I'll definitely give it a try as one of the many videos I want to do with this robot. First I need to get navigation sensors fitted.

I think this is a really good idea; the pressure generated by the mixture can be used as the propellant, and you could dispense with the power-hungry and heavy pumps...

it would be possible to either mix the components well beforehand and keep them pressurised, or on startup, or on demand.

 

With the current robot design the two liquids would mix prior to entering the pump. I think I will need a seperate pump for each liquid and then let them mix in the barrel of the cannon. The additional pressure caused by the chemical reaction would increase the range.

Looks fantastic, Oddbot!

I await real fire for the video not only a candle :D

Weight should be 3kg and not 3 grams, I guess ;-)

Yes it will have to be a real fire to be detected at any distance. Even though a candle flame is quite hot it radiates very little heat.

The robot would have to be so close to detect a candle flame that it would more likely put the candle out by running it over. This robot is designed to put out small fires before they become big fires. Water is being used for now like the original SplatBot but I will probably fit it with a small fire extinguisher later.

Nice robot!

A fire extinguisher will be an interesting addition. CO2? nothing to clean afterwards. Or will you go for something messier like foam or powder?

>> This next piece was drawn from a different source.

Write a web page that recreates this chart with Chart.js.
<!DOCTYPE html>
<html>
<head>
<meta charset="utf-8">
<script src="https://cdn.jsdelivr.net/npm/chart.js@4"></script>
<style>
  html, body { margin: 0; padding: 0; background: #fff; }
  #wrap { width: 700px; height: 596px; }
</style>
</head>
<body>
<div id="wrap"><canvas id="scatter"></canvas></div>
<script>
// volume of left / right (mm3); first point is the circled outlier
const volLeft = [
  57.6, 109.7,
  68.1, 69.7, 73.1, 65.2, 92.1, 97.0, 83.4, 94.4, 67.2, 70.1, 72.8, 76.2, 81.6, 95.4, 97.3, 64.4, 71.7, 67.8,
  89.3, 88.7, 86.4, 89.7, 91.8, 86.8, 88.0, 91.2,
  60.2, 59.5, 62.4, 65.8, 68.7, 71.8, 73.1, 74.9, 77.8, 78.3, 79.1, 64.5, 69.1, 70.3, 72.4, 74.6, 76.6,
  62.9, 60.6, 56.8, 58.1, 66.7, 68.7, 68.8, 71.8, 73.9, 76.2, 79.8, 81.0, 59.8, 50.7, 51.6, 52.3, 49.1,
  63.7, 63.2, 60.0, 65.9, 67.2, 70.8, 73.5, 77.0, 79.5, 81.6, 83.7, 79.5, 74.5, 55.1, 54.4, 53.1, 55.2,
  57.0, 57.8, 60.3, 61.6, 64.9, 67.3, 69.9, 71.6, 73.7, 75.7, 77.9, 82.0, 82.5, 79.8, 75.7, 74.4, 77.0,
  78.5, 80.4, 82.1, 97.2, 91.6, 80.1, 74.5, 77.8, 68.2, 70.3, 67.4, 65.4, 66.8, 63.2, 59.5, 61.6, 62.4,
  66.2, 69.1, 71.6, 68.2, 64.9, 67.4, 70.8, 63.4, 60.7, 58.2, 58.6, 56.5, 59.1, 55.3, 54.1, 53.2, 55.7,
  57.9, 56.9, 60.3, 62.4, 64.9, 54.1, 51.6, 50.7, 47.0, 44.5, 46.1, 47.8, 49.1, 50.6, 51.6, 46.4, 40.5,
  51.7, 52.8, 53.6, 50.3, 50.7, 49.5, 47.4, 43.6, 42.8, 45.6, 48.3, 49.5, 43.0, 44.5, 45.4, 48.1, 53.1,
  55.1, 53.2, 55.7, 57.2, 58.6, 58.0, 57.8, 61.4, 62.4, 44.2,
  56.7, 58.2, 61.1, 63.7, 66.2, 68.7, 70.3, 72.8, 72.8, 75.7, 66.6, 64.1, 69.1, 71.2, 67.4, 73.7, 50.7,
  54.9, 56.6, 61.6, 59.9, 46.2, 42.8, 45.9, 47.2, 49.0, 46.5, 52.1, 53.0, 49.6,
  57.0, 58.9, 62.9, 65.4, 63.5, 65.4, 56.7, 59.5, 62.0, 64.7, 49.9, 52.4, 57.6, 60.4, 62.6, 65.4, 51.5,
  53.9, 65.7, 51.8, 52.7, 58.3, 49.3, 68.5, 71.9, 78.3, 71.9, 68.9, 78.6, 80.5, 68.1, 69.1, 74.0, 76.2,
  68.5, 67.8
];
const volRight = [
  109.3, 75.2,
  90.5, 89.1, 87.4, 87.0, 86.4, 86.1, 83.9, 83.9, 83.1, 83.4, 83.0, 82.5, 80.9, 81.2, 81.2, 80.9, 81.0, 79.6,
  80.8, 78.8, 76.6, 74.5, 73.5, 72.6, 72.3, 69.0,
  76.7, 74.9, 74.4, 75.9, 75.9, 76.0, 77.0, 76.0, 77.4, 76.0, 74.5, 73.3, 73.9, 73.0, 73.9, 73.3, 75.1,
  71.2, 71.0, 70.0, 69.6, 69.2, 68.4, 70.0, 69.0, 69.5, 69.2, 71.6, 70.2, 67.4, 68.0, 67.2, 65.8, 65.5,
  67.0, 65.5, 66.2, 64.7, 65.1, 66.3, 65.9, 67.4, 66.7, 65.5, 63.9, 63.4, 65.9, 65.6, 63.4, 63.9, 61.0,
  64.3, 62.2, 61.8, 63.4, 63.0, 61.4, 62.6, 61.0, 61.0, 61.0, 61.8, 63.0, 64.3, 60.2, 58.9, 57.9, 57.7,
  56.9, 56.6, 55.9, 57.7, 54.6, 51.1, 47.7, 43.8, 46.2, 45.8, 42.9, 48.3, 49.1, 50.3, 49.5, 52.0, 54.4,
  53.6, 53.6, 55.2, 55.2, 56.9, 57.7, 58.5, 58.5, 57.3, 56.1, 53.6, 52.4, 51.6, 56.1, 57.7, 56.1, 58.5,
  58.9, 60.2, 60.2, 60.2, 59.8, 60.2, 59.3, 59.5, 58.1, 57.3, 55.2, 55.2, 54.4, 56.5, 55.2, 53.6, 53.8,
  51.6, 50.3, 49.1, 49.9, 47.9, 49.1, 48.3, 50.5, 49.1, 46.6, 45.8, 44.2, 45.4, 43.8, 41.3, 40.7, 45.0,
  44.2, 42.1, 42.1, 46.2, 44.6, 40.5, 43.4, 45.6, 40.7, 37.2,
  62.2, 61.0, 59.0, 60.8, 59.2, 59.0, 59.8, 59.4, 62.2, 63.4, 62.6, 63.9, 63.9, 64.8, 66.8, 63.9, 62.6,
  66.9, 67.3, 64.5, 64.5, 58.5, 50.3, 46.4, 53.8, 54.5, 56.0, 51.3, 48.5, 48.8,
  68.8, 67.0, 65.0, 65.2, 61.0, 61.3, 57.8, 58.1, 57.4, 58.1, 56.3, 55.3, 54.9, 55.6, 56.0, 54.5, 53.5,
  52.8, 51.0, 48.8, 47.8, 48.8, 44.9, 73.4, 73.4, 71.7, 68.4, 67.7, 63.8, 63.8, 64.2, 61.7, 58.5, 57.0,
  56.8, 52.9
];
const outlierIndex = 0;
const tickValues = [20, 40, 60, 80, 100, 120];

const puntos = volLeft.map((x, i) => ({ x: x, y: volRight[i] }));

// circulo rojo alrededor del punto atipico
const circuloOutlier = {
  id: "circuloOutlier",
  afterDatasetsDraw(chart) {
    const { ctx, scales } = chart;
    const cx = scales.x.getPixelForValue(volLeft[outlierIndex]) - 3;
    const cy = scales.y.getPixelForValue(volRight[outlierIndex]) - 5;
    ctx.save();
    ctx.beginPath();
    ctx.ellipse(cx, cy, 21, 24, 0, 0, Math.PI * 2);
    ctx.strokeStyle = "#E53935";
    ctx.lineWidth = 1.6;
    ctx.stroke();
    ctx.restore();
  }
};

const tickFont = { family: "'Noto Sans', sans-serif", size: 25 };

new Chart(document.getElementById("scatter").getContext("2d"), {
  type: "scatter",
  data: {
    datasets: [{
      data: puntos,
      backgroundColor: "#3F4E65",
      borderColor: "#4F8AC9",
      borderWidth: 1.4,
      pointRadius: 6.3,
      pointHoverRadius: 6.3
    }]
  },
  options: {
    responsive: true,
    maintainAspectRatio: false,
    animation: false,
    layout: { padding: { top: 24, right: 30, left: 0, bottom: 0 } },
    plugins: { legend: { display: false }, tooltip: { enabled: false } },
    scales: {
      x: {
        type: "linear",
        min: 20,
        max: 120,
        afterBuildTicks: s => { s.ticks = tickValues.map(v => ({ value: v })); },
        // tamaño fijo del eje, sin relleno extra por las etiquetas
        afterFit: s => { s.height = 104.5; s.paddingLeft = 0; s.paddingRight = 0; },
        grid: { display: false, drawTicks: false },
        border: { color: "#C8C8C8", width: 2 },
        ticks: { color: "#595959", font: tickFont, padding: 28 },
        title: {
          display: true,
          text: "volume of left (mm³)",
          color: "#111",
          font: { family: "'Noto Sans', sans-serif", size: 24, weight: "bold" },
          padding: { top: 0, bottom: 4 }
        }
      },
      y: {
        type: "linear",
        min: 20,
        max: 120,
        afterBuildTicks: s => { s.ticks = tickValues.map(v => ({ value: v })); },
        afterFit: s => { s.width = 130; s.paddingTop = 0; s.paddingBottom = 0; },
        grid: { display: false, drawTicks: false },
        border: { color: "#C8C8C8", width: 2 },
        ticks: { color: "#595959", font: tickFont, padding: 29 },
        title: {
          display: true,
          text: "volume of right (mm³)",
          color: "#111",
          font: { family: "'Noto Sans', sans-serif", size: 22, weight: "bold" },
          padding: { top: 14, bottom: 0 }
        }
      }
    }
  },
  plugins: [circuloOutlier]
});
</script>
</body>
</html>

What flow rate can you get from the "water cannon"?

The flame from a candle will have a decent heat radiation per unit area but not much of it will hit the sensor. For a larger flame with the same heat radiation per unit area you will get more heat flux on the sensor. With small fires it will be important to tilt the sensor when searching for a fire to get maximum exposure to the fire.

 

I agree that CO² is a great "no mess" solution for indoors but Gareth also has some interesting ideas about foam.

I do not know the exact flow rate of this pump. That is one test I need to perform.

As it is the sensors on the PCB are all tilted out slightly so the sensor can lock onto the position of the fire and aim directly at the fire. The software aims the cannon by trying to ballance the left/right readings and the up/down readings.

Hey very nice,great looking robot.

Oddbot, you're like the Willy Wonka of robot stuff. It's about time you start giving out golden tickets :)

Well if you call free stuff to reveiw "Golden Tickets" then there will be some coming soon. Just waiting for the manuals to be printed.